A socioeconomic analysis  commissioned by Seas At Risk and carried out has revealed that a ban on bottom-contacting gear (bottom trawling and bottom dredging) in Marine Protected Areas would yield net benefits as soon as four years after the ban comes into force. The study highlights that after 13 years of such a ban, there would be €3.41 returned for every €1 spent, with a cumulative net gain equivalent to €8.4 billion over a 20-year period.
Key commercial benefits would include the creation of new leisure activities and more and bigger fish for low-impact fishers. More crucially, a healthy sea and resilient ecosystems would bring many positive community impacts in climate regulation, clean water, carbon sequestration and protection against extreme natural events.

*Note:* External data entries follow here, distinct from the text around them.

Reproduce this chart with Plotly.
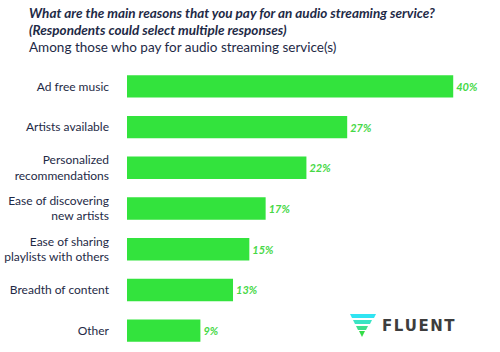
import plotly.graph_objects as go

categories = ["Ad free music", "Artists available", "Personalized<br>recommendations",
              "Ease of discovering<br>new artists", "Ease of sharing<br>playlists with others",
              "Breadth of content", "Other"]
values = [40, 27, 22, 17, 15, 13, 9]

title_line1 = "What are the main reasons that you pay for an audio streaming service?"
title_line2 = "(Respondents could select multiple responses)"
subtitle = "Among those who pay for audio streaming service(s)"

W, H = 500, 352
ML, MR, MT, MB = 127, 6, 66, 1
PW, PH = W - ML - MR, H - MT - MB

def px(x):
    return (x - ML) / PW

def py(y):
    return (H - MB - y) / PH

FONT = "Lato"
NAVY = "#1e2a46"

fig = go.Figure()
fig.add_trace(go.Bar(
    x=values, y=categories, orientation="h",
    marker=dict(color="#33e33d", line=dict(width=0)),
    width=0.55,
    text=[f"{v}%" for v in values], textposition="outside",
    textfont=dict(family=FONT, size=11, color="#46d846", style="italic", weight="bold"),
    cliponaxis=False,
))

fig.update_layout(
    width=W, height=H,
    margin=dict(l=ML, r=MR, t=MT, b=MB),
    paper_bgcolor="white", plot_bgcolor="white",
    showlegend=False,
    bargap=0.45,
    xaxis=dict(range=[0, 45], visible=False, fixedrange=True),
    yaxis=dict(autorange="reversed", showgrid=False, zeroline=False, showline=False,
               ticks="", ticklabelstandoff=17,
               tickfont=dict(family=FONT, size=12, color=NAVY)),
)

anns = [
    (title_line1, 13, "bold", "italic"),
    (title_line2, 30, "bold", "italic"),
    (subtitle, 47, "normal", "normal"),
]
for txt, y, w, st in anns:
    fig.add_annotation(xref="paper", yref="paper", x=px(27), y=py(y),
                       xanchor="left", yanchor="middle", showarrow=False, text=txt,
                       font=dict(family=FONT, size=13.5, color=NAVY, weight=w, style=st))

# FLUENT logo
stripes = [
    ([(350, 314), (376, 314), (374, 318), (352, 318)], "#30e4f2"),
    ([(353, 320), (372, 320), (370, 324), (355, 324)], "#3ae4c4"),
    ([(356, 326), (368, 326), (366, 330), (358, 330)], "#3ede8c"),
    ([(359, 331), (365, 331), (362, 337)], "#35dc48"),
]
for pts, col in stripes:
    path = "M " + " L ".join(f"{px(a):.5f},{py(b):.5f}" for a, b in pts) + " Z"
    fig.add_shape(type="path", xref="paper", yref="paper", path=path,
                  fillcolor=col, line=dict(width=0))
fig.add_annotation(xref="paper", yref="paper", x=px(380), y=py(326),
                   xanchor="left", yanchor="middle", showarrow=False,
                   text="\u200a".join("FLUENT"),
                   font=dict(family="DejaVu Sans", size=15, color="#3d3d3d", weight="bold"))

fig.write_html("out.html")
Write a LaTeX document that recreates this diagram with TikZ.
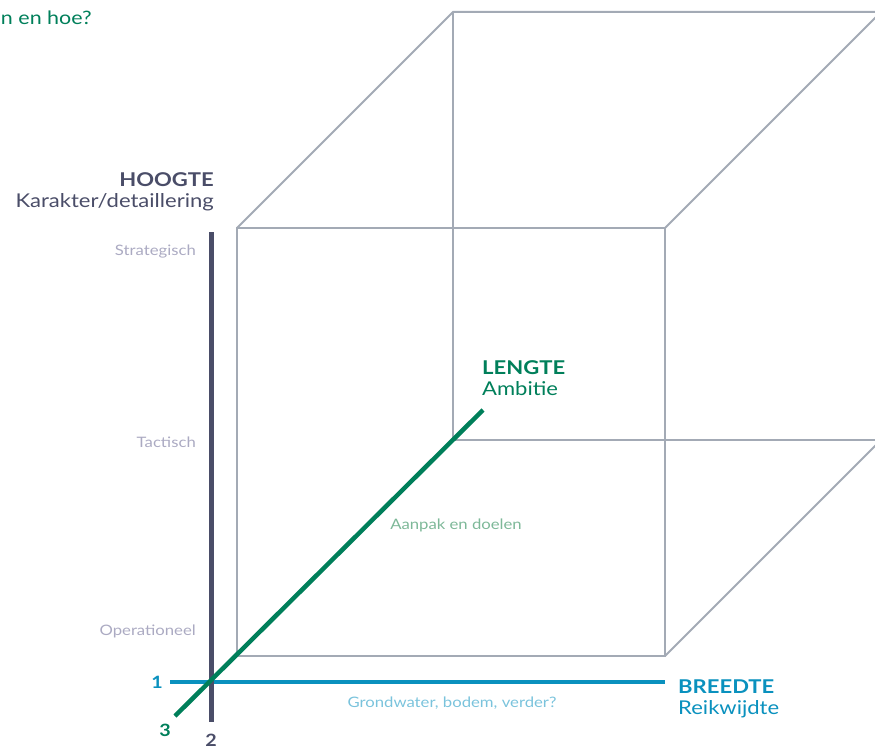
\documentclass[tikz,border=0pt]{standalone}
\usepackage{fontspec}
\setmainfont{Lato}[FakeStretch=1.16]
\definecolor{cubegray}{HTML}{A3AAB5}
\definecolor{darkax}{HTML}{4A4D68}
\definecolor{blueax}{HTML}{0A91BE}
\definecolor{greenax}{HTML}{007F5A}
\definecolor{lightlab}{HTML}{ABAAC2}
\definecolor{lightgreen}{HTML}{7DB898}
\definecolor{lightblue}{HTML}{7AC3DC}
\tikzset{
  cube/.style={draw=cubegray, line width=2pt},
  bigtxt/.style={font=\fontsize{19}{21}\selectfont, inner sep=0pt, align=left},
  smalltxt/.style={font=\fontsize{14.4}{16}\selectfont, inner sep=0pt},
  numtxt/.style={font=\fontsize{17}{19}\selectfont\bfseries, inner sep=0pt},
}
\begin{document}
\begin{tikzpicture}[x=1pt,y=-1pt]
\useasboundingbox (0,0) rectangle (875,749);
\clip (0,0) rectangle (875,749);
% cube corners
\coordinate (ftl) at (237,228);
\coordinate (ftr) at (665,228);
\coordinate (fbl) at (237,656);
\coordinate (fbr) at (665,656);
\coordinate (btl) at (453,12);
\coordinate (btr) at (881,12);
\coordinate (bbl) at (453,440);
\coordinate (bbr) at (881,440);
% cube
\draw[cube] (ftl) rectangle (fbr);
\draw[cube] (ftl) -- (btl) -- (btr);
\draw[cube] (ftr) -- (btr);
\draw[cube] (btl) -- (bbl) -- (bbr);
\draw[cube] (fbr) -- (bbr);
% axes
\coordinate (vtop) at (211,232);
\coordinate (vbot) at (211,722);
\coordinate (hl) at (170,682);
\coordinate (hr) at (665,682);
\coordinate (gl) at (175,716);
\coordinate (gr) at (483,410);
\draw[blueax, line width=4.5pt] (hl) -- (hr);
\draw[darkax, line width=5pt] (vtop) -- (vbot);
\draw[greenax, line width=4.5pt] (gl) -- (gr);
% labels
\node[anchor=east, text=greenax, font=\fontsize{18.5}{20}\selectfont, inner sep=0pt] (top) at (92,18) {n en hoe?};
\node[bigtxt, anchor=north east, align=right, text=darkax] (hoogte) at (214,172) {\textbf{HOOGTE}\\Karakter/detaillering};
\node[smalltxt, anchor=east, text=lightlab] (strat) at (196,252) {Strategisch};
\node[smalltxt, anchor=east, text=lightlab] (tact) at (196,442) {Tactisch};
\node[smalltxt, anchor=east, text=lightlab] (oper) at (196,631) {Operationeel};
\node[bigtxt, anchor=north west, text=greenax] (lengte) at (482,360) {\textbf{LENGTE}\\Ambitie};
\node[smalltxt, text=lightgreen] (aanpak) at (456,525) {Aanpak en doelen};
\node[bigtxt, anchor=north west, text=blueax] (breedte) at (678,680) {\textbf{BREEDTE}\\Reikwijdte};
\node[smalltxt, text=lightblue] (grond) at (452,703) {Grondwater, bodem, verder?};
\node[numtxt, text=blueax] (n1) at (157,682) {1};
\node[numtxt, text=darkax, anchor=south] (n2) at (211,747) {2};
\node[numtxt, text=greenax] (n3) at (165,730) {3};
\end{tikzpicture}
\end{document}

“We are in the midst of the 6th mass extinction. Marine protected areas cannot perform their crucial role to protect marine life if destructive fishing activities such as bottom trawling Is allowed to continue”, says Marc-Philip Buckhout, Policy Officer at Seas At Risk. “Banning bottom-trawling from Marine Protected Areas, would allow us to fight biodiversity loss and enable the ocean to mitigate climate change, with net socioeconomic benefits.”
To conserve fishing resources and protect marine ecosystems, the European Commission is shaping a plan to meet the commitments set out in the Biodiversity Strategy and the European Green Deal. This plan will be crucial to marine protection in the coming years and over the longer term.
“In light of the findings of this report, we appeal to the European Commission to phase-out the destructive fishing practice of bottom-trawling, starting in Marine Protected Areas and along coastal sensitive areas”, says Andrea Ripol, Fisheries Policy Officer at Seas At Risk.